## AIM
In the material below, find every line with "matplotlib" and pull it out.

## COLLECTED DATA
============================================================

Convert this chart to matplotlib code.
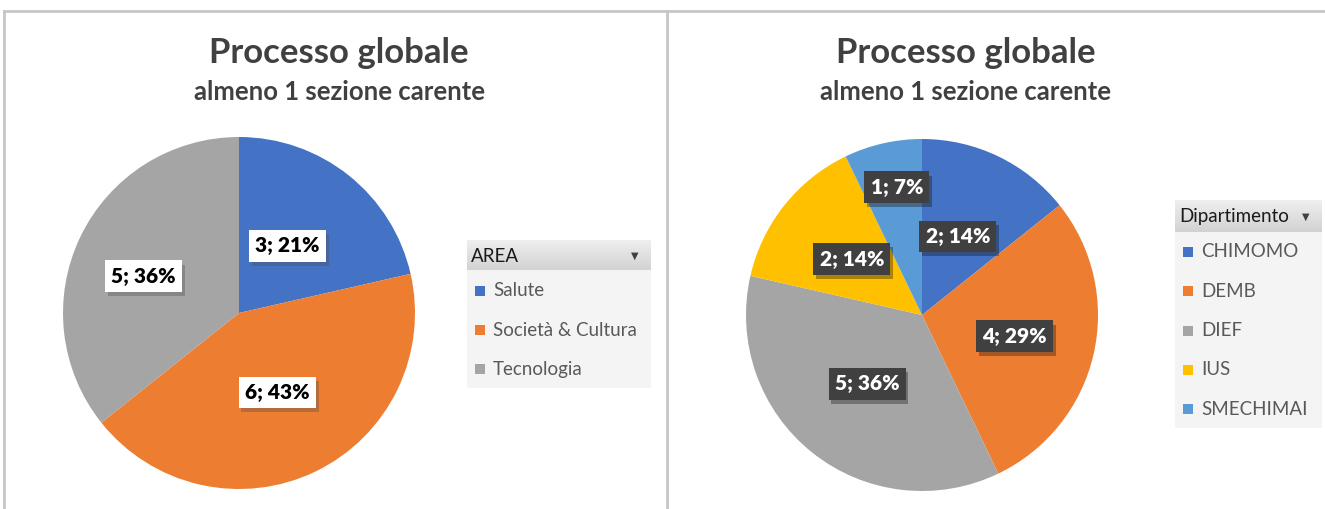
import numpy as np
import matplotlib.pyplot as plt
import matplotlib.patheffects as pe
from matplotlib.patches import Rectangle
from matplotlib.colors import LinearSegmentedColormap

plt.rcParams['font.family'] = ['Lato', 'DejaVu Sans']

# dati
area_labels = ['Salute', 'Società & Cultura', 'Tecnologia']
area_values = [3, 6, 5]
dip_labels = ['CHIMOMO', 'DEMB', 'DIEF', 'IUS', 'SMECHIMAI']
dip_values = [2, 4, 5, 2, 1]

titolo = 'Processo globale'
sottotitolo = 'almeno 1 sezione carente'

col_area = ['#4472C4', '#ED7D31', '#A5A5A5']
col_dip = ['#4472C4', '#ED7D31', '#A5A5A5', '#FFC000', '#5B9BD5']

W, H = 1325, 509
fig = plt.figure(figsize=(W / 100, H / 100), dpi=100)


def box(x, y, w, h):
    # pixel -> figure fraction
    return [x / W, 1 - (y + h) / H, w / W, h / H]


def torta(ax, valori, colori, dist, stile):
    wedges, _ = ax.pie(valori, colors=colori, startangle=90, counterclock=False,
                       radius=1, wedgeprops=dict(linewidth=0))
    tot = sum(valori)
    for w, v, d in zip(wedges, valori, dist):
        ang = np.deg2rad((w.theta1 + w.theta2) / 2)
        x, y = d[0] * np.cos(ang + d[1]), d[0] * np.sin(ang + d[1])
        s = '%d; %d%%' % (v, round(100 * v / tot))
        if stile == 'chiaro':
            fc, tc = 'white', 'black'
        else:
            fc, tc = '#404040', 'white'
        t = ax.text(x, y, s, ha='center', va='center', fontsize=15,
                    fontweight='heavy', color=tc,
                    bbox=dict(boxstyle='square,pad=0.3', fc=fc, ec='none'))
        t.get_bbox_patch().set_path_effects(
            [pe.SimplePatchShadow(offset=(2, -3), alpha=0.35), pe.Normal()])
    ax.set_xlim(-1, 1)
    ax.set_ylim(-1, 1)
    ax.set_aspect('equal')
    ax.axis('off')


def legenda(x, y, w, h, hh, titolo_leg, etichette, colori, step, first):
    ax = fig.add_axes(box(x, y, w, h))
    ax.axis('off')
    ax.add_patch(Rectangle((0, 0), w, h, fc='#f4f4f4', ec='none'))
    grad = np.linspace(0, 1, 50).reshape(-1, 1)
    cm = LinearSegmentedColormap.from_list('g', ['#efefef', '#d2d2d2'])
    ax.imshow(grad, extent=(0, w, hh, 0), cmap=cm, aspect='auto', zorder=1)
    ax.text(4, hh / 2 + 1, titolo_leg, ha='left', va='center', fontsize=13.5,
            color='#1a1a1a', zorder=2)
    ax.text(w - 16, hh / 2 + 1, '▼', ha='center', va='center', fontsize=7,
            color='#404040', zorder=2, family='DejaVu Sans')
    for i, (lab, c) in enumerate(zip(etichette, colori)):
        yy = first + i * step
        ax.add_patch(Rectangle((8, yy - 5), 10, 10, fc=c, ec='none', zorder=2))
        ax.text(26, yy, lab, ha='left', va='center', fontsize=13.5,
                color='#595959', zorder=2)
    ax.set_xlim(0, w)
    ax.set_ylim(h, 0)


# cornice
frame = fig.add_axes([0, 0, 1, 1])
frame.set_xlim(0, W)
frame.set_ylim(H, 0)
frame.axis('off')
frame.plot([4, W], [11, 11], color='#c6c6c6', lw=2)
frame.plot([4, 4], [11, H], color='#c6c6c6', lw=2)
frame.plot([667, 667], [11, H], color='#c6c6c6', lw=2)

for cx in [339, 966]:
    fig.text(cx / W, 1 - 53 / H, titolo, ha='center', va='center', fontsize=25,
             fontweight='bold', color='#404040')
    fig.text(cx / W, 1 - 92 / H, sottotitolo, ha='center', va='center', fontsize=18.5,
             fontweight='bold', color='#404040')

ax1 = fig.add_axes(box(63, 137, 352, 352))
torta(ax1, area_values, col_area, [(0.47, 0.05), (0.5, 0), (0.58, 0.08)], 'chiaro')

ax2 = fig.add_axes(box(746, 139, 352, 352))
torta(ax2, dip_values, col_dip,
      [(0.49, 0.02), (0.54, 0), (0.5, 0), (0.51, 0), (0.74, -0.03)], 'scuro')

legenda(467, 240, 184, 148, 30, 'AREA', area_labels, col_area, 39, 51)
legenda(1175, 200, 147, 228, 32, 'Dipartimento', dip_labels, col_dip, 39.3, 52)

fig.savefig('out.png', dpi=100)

============================================================

## RESULT
Convert this chart to matplotlib code.
import matplotlib.pyplot as plt
import matplotlib.patheffects as pe
from matplotlib.patches import Rectangle
from matplotlib.colors import LinearSegmentedColormap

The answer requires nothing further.